LEEDS youngsters took a trip back in time as they learned about the bright future planned for one of the city’s best-loved landmarks.
Children from Cookridge Primary School dressed up in Victorian outfits for their visit to the famed City Varieties Music Hall.
The Grade II listed building has been closed to the public since January 2009 while it undergoes a £9.2m refurbishment.
But the Cookridge youngsters were given a glimpse behind the scenes so they could study the work in progress.
They met staff from scheme contractors BAM Construct UK and sketched eye-catching features of the venue, which dates back to the Victorian age.
Cookridge Primary’s assistant headteacher, Robin Llewellyn, said: “The children were almost in awe when they were speaking to these trained craftsmen about their jobs.
“What they learned will now feed back into work at school about the design and uses of theatres.”
Nev Jopson, marketing and publicity manager at the City Varieties, said: “The pupils definitely seemed to enjoy themselves.

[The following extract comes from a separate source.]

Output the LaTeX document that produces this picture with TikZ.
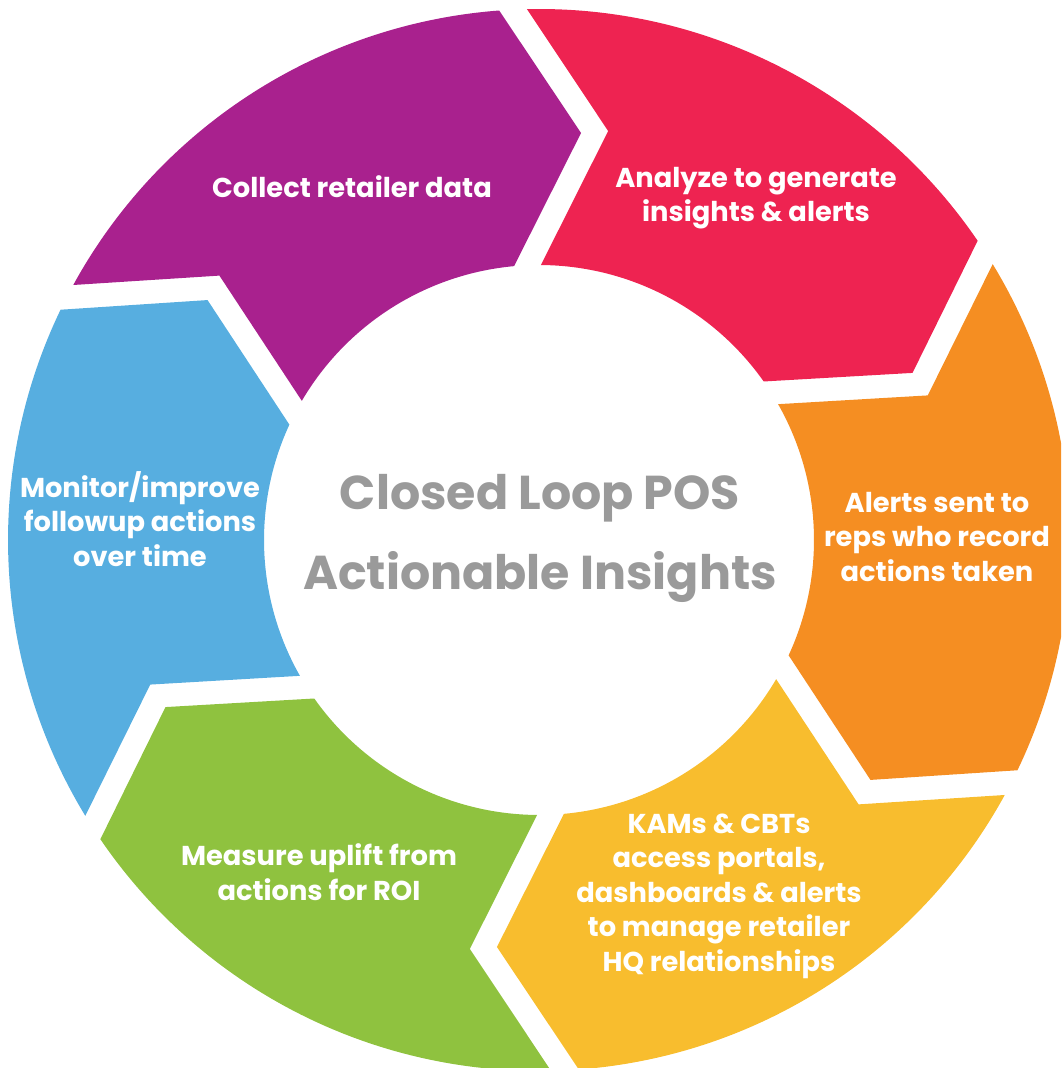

“They certainly came armed with plenty of questions. They wanted to know about everything from the casting mix we’ve chosen to recreate certain mouldings to how many screws we’re using!
“I’m sure the interest the children showed will be mirrored by the wider public when we reopen.”
The Heritage Lottery Fund is contributing £2.74m to the cost of the refurbishment.
Leeds City Council is putting in £5.2m while a further £1.3m is being found through fundraising.
The green light for the project marked victory for the Yorkshire Evening Post’s The Shows Must Go On campaign, launched to try to secure the theatre’s future.
Due to reopen this autumn, ‘The Verts’ has played host to showbiz legends like Charlie Chaplin and Houdini and was the venue for long-running TV series The Good Old Days.